Key Takeaways from Devex World 2018
For the past few years, hundreds of development practitioners from around the world have gathered at Devex World to exchange ideas, learn from each others’ experiences and network. The event is hosted by Devex, the media platform and social enterprise serving the global development community. This year’s event took place in Washington, DC on June 14 and attracted 1,000 participants, including two staff members from FINCA International.
The conference’s keynote themes strongly resonated with FINCA’s work and, in many ways, reflected conversations that are ongoing in our hallways and offices. Those themes included Innovating at Scale, the Data Revolution, and New Funding Models. Styled after TEDx talks, the conference’s anchor sessions were broken into 10-15-minute segments during which experts offered crisp insights and takeaways. It is clear that the transformative changes we are experiencing at FINCA in our mission to promote financial inclusion are also changing the landscape and nature of work for stakeholders and organizations across the development spectrum.
Inspired by the conference’s approach to transmit succinct ideas drawing from complex subjects, we would like to share some of our top takeaways from the various sessions.
Challenges and Opportunities of the Data Revolution
The Data Revolution session cast light on both challenges and opportunities posed by the surge of digital technologies being deployed across the development landscape. As FINCA knows very well, there are myriad new ways to collect, compile and use data. But as we increase our data collection activities, are we also:
- Growing our data fluency: More data on its own will not help anyone, particularly if it is confined to spreadsheets. As we identify what information is most relevant to collect, are we also increasing workforce capacity to use, analyze and deploy that data strategically?
- Improving decisions and outcomes: As more and better data is generated in real-time, it should also improve project design, client targeting and decision making in real-time.
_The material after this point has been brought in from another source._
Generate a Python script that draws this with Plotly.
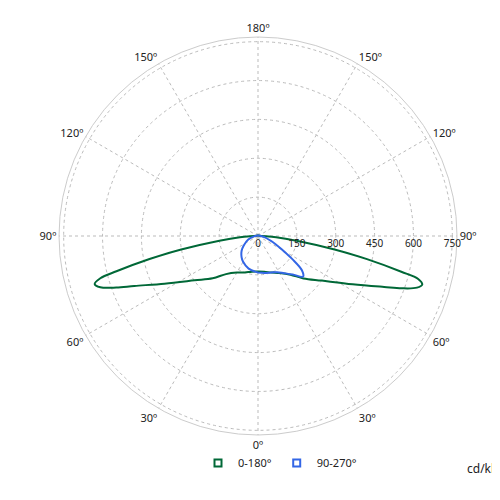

Practically speaking, are we transitioning away from business planning as developing concrete, architectural blueprints that are followed to the letter and more toward creating templates for iteration and improvement? Are we communicating the benefits of this approach so that stakeholders and donors see this as additive and beneficial?
- Becoming better storytellers: As we find a host of new data points at our fingertips, are we also transforming our capacity to convey that information in a way that is beautiful, elegant and visually gratifying, and that engages people more effectively and more powerfully than we currently can?
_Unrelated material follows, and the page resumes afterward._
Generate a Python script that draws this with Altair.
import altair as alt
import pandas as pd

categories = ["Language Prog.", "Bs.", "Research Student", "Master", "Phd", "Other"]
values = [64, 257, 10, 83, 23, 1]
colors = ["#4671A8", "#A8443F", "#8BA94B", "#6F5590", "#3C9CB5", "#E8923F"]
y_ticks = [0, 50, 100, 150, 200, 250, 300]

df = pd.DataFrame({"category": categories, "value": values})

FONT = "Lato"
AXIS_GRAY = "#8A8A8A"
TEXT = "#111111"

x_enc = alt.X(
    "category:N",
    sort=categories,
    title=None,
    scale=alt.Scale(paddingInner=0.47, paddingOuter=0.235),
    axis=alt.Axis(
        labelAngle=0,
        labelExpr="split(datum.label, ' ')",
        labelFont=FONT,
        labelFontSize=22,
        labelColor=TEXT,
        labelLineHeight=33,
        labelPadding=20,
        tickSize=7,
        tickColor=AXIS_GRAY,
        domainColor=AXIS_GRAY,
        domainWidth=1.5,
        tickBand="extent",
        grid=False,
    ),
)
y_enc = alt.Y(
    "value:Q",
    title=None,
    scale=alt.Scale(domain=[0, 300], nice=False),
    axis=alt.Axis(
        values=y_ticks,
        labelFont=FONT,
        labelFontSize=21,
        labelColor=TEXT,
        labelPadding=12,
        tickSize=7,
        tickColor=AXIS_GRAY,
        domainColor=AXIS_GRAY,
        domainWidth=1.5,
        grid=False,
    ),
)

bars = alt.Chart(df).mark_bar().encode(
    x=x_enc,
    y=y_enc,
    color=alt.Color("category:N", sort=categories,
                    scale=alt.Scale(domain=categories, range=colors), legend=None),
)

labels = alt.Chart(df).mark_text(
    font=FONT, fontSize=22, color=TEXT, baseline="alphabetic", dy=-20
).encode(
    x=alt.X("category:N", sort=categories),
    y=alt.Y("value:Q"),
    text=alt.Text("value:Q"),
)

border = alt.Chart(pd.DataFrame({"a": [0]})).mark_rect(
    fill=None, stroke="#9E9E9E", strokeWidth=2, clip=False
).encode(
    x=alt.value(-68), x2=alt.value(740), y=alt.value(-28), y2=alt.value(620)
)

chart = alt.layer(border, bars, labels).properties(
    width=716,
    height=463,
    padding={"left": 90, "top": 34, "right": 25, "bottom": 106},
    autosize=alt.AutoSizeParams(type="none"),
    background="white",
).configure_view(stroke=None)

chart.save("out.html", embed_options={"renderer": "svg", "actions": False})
Lessons in Funding from Market-Driven Approaches
Highlights from The New Funding Models revealed that the larger development community is at long last adopting an approach in which FINCA was an early pioneer, namely that development should model market-driven methodologies. Panels discussed how the sector is transitioning away from a grant capital approach to the new world of blended finance, particularly in an environment that prioritizes innovation. Many of the ideas and use cases shared will be well understood by the FINCA team, including:
- Innovation, risk-taking and measuring success: Given widespread emphasis on innovation, co-creation that brings together implementers and donors is key. Innovating will, at times, result in failure, and when considering results, we should give an “A” for effort. If we are not failing, it means we are not sufficiently reaching for the frontier. And while we reject ideas that rest on a silver bullet philosophy, we should say “yes” to silver buckshot! Iterate and innovate around multiple potentials. Be creative about measuring impact. Success is not only about the investments themselves, but where and what the investees go on to do.
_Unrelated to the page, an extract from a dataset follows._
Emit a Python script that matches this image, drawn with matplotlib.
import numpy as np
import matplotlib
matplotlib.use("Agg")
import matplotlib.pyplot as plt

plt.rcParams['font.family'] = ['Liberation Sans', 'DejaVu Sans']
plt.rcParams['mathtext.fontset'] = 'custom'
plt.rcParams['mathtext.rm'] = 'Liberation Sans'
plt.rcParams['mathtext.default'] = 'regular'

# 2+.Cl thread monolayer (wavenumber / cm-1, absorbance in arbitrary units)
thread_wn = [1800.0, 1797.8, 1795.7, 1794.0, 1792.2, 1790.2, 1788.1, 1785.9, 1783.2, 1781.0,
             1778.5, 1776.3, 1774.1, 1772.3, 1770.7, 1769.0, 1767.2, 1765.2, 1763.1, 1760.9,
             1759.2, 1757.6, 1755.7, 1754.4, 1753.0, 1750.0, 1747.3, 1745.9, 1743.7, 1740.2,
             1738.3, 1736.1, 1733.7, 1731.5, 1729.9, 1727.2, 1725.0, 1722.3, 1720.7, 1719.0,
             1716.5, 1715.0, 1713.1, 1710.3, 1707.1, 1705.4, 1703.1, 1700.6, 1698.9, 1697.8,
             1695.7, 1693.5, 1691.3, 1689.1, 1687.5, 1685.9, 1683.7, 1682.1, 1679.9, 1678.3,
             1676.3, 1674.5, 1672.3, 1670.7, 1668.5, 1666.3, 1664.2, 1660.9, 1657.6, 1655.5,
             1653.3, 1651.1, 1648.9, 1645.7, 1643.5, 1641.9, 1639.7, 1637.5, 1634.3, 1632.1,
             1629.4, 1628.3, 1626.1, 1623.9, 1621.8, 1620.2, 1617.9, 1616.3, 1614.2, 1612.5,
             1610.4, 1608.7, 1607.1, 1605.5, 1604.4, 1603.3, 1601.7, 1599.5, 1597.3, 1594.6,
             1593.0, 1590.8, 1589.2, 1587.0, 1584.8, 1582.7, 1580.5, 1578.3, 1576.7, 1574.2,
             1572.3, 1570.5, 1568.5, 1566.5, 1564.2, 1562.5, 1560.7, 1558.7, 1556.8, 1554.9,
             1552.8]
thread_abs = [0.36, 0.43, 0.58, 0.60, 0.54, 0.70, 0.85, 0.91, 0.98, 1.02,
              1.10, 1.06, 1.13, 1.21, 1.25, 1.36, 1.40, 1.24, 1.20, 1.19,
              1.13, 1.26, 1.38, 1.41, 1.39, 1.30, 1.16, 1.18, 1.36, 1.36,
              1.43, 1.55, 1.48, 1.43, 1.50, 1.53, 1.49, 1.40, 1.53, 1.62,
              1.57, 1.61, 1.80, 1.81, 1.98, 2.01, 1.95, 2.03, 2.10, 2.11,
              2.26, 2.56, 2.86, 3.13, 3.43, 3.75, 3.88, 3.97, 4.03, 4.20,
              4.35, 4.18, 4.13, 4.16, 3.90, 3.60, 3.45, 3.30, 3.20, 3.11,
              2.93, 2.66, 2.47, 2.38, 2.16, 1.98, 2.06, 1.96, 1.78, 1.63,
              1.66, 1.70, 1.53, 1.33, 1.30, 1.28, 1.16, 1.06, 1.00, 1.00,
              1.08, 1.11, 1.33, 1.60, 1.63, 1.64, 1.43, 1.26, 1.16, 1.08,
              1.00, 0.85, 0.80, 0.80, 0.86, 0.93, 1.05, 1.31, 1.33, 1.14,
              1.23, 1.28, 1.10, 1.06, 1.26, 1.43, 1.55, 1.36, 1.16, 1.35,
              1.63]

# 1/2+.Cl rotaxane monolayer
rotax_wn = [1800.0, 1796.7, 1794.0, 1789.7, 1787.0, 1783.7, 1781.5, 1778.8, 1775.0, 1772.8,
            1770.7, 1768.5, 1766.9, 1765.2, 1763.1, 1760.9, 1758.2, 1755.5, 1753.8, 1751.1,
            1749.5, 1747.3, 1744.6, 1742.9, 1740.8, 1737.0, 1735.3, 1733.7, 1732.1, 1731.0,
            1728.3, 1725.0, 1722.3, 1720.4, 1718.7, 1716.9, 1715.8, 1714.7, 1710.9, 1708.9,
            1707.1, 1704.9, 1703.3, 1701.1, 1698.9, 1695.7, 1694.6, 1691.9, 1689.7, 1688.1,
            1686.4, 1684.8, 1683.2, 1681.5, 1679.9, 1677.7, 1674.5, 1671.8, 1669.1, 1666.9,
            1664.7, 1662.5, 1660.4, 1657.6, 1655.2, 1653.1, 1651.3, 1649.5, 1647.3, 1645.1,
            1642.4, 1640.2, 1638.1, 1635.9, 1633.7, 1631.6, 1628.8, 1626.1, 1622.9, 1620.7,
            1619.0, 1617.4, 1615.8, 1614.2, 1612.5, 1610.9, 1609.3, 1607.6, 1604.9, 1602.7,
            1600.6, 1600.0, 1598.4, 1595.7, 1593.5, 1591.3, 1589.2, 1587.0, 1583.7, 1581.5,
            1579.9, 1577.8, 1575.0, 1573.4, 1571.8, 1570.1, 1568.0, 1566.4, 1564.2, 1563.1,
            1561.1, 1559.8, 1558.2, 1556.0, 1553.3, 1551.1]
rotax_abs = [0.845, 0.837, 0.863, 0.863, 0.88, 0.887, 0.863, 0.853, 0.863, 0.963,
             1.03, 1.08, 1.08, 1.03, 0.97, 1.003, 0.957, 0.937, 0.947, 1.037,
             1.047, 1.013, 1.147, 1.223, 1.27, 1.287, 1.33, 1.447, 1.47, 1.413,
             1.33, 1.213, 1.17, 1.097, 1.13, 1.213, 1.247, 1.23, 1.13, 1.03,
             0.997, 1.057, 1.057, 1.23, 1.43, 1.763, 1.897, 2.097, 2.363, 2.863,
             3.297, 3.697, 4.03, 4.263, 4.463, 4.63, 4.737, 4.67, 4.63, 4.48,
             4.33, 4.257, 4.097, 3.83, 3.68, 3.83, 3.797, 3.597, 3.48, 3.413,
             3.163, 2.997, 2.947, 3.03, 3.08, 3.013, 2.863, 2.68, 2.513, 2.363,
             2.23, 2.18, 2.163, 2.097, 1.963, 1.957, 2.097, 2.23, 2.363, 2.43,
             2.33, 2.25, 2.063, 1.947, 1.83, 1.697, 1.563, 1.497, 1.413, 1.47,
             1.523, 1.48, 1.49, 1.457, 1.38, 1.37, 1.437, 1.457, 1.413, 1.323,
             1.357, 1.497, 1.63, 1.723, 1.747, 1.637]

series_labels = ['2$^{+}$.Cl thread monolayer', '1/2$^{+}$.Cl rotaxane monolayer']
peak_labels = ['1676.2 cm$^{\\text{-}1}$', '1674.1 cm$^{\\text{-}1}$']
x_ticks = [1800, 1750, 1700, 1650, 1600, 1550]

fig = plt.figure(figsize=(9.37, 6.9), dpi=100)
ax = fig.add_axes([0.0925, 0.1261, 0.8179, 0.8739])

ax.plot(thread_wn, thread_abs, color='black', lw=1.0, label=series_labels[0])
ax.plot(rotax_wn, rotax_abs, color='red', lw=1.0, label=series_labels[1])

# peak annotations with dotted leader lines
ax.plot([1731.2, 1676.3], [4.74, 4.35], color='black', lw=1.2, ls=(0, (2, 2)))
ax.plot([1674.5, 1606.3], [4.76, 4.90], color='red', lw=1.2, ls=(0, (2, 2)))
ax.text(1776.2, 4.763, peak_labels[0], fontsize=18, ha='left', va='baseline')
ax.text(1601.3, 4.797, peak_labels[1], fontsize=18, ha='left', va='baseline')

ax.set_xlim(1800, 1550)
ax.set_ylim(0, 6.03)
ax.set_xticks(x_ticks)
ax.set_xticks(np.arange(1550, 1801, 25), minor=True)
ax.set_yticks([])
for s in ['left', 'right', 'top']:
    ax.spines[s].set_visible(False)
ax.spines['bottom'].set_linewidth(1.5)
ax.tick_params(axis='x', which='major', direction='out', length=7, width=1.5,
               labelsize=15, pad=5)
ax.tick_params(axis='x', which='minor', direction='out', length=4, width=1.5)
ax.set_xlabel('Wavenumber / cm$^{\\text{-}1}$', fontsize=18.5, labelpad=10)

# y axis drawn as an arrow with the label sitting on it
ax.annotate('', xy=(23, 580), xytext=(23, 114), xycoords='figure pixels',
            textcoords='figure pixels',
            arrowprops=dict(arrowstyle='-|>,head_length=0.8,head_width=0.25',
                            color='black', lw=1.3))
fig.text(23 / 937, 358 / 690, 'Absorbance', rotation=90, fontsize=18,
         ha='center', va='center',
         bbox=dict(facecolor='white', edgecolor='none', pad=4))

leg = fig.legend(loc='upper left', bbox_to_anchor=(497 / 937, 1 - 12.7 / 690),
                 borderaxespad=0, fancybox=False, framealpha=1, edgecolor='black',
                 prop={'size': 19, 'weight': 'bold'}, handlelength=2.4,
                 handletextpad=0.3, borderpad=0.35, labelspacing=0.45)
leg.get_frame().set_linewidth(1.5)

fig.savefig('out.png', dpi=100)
- Private sector engagement strategies and use of private capital: Templates recommended for working with the private sector included having the private sector partner create demonstration cases and that these successful models could be amplified and scaled by a range of traditional actors in their respective sectors (education, healthcare, government, etc.). Organizations increasingly understand that grant capital can de-risk private capital, and are seeking myriad partners along the grants-impact investing-social bonds continuum.
Devex World 2018 was memorably informative and engaging as a platform for development practitioners to convene, converse and connect around themes pertinent to their work and impact globally. There were sessions that directly spoke to FINCA’s experience, particularly of leveraging technology and innovation to extend financial services to millions of people at the base of the economic pyramid. The insights gleaned from the conference will inform our planning and programming as we look to strengthen our reach and impact around the world.